How long of a trailer tongue extension would it take to get the trailer that far out?
If you have a paved ramp, and you know how far out the paving goes, I'm wondering if a stout line attached to the normal tongue could be slowly fed out from the back of your parked tow vehicle, allowing the trailer to make it to where the deeper water is.
If I didn't know for sure where the water is deep enough I'd be worried about the trailer getting hung up somehow and being difficult to retrieve...such as if it's wheels go past the end of the ramp's paving...ugh.
This is assuming that the deeper water isn't all that far out.
Definitely to be done when it's calm calm calm.
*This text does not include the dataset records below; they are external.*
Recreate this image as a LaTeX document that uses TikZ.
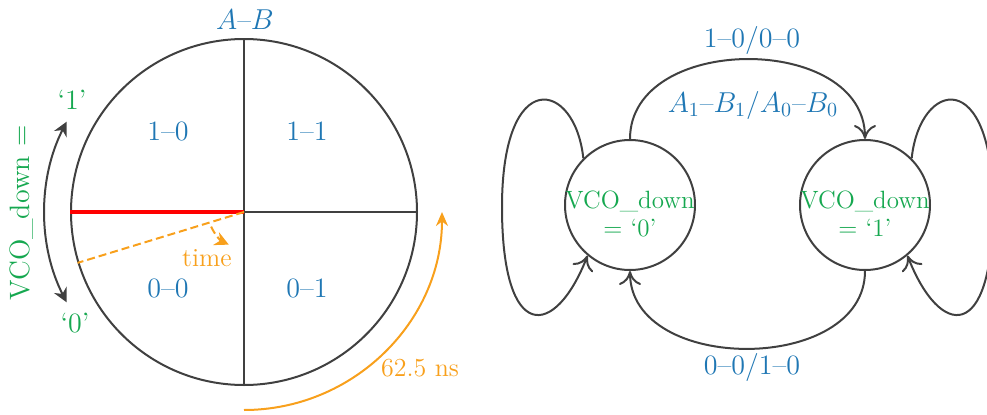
\documentclass[tikz,border=0pt]{standalone}
\usetikzlibrary{arrows.meta}
\definecolor{cgray}{RGB}{64,64,64}
\definecolor{cblue}{RGB}{31,119,180}
\definecolor{cgreen}{RGB}{22,168,80}
\definecolor{corange}{RGB}{248,160,28}
\begin{document}
\begin{tikzpicture}[x=0.5pt,y=0.5pt,
  lab/.style={font=\fontsize{14}{16}\selectfont, text=cblue, inner sep=0pt},
  glab/.style={font=\fontsize{14}{16}\selectfont, text=cgreen, inner sep=0pt},
  olab/.style={font=\fontsize{13}{15}\selectfont, text=corange, inner sep=0pt},
  ln/.style={draw=cgray, line width=1pt},
  statebox/.style={circle, draw=cgray, line width=1pt, minimum size=65pt, inner sep=0pt},
  statetext/.style={font=\fontsize{12.5}{14}\selectfont, text=cgreen, align=center, inner sep=0pt},
  tr/.style={draw=cgray, line width=1pt, -{Computer Modern Rightarrow[length=7pt,width=11pt]}},
]
\useasboundingbox (0,0) rectangle (987,414);

% ---- left: phase circle ----
\node[circle, draw=cgray, line width=1pt, minimum size=173pt, inner sep=0pt] (C) at (244,202) {};
\draw[ln] (C.north) -- (C.south);
\draw[ln] (C.west) -- (C.east);
\draw[red, line width=2.2pt] (C.west) -- (C.center);
\draw[corange, line width=1pt, dash pattern=on 4pt off 2pt] (C.center) -- (C.197.5);
\draw[corange, line width=1pt, dash pattern=on 4pt off 2pt, -{Stealth[length=7pt,width=7pt]}]
  ([shift={(204:18pt)}]C.center) arc[start angle=204, end angle=245, radius=18pt];
\node[olab] (time) at (207,156) {time};

\node[lab] (q10) at (168,283) {1–0};
\node[lab] (q11) at (307,283) {1–1};
\node[lab] (q00) at (168,126) {0–0};
\node[lab] (q01) at (307,126) {0–1};
\node[lab] (AB) at (245,394) {$A$–$B$};

\draw[cgray, line width=1pt, {Stealth[length=7pt,width=7pt]}-{Stealth[length=7pt,width=7pt]}]
  ([shift={(153:99.5pt)}]C.center) arc[start angle=153, end angle=207, radius=99.5pt];
\node[glab] (one) at (72,314) {‘1’};
\node[glab] (zero) at (75,91) {‘0’};
\node[glab, rotate=90] (vco) at (22,201) {VCO\_down =};

\draw[corange, line width=1pt, -{Stealth[length=7pt,width=6pt]}]
  ([shift={(270:99pt)}]C.center) arc[start angle=270, end angle=360, radius=99pt];
\node[olab] (ns) at (420,46) {62.5 ns};

% ---- right: state machine ----
\node[statebox] (S0) at (630,209) {};
\node[statebox] (S1) at (865,209) {};
\node[statetext] (T0) at (630,200) {VCO\_down\\= ‘0’};
\node[statetext] (T1) at (865,200) {VCO\_down\\= ‘1’};

\draw[tr] (S0.north) to[out=90, in=90, looseness=1.16] (S1.north);
\draw[tr] (S1.south) to[out=-90, in=-90, looseness=1.13] (S0.south);
\node[lab] (top1) at (752,374) {1–0/0–0};
\node[lab] (top2) at (753,309) {$A_1$–$B_1$/$A_0$–$B_0$};
\node[lab] (bot1) at (752,47) {0–0/1–0};

\coordinate (L0) at (502,207);
\coordinate (L1) at (993,207);
\draw[tr] (S0.135) .. controls (575,334) and (502,349) .. (L0)
  .. controls (502,70) and (555,75) .. (S0.230);
\draw[tr] (S1.45) .. controls (920,334) and (993,349) .. (L1)
  .. controls (993,70) and (940,75) .. (S1.310);
\end{tikzpicture}
\end{document}
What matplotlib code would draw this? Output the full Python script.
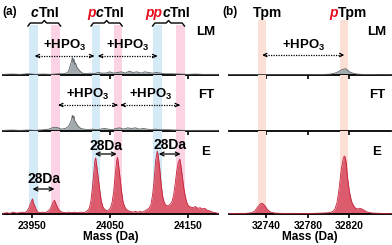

Also assuming you have a plan for raising the mast.
|06-13-2009 09:31 PM|
Sailboat Launching -A newbie's inquiry
This is my first post here and likely not my last if all goes well in the next week. I am on the verge of purchasing my first sailboat (C&C 24, 4 foot draft, fixed keel) and am in the midst of making arrangements to have it shipped to my town. My question stems from the fact that none of the local marinas have their own boat lift and are dependent on seasonally renting a crane to launch the boats that require it. I am forced with renting my own crane and apparently no crane operators here in town work on a pro bono basis. What gives? Just kidding but it is expensive (minimum 3+ hour rental). I have found one gentleman who says that he can launch it directly from the trailer but he is the only one after much searching and he lives pretty far away. Is this something that is really rare?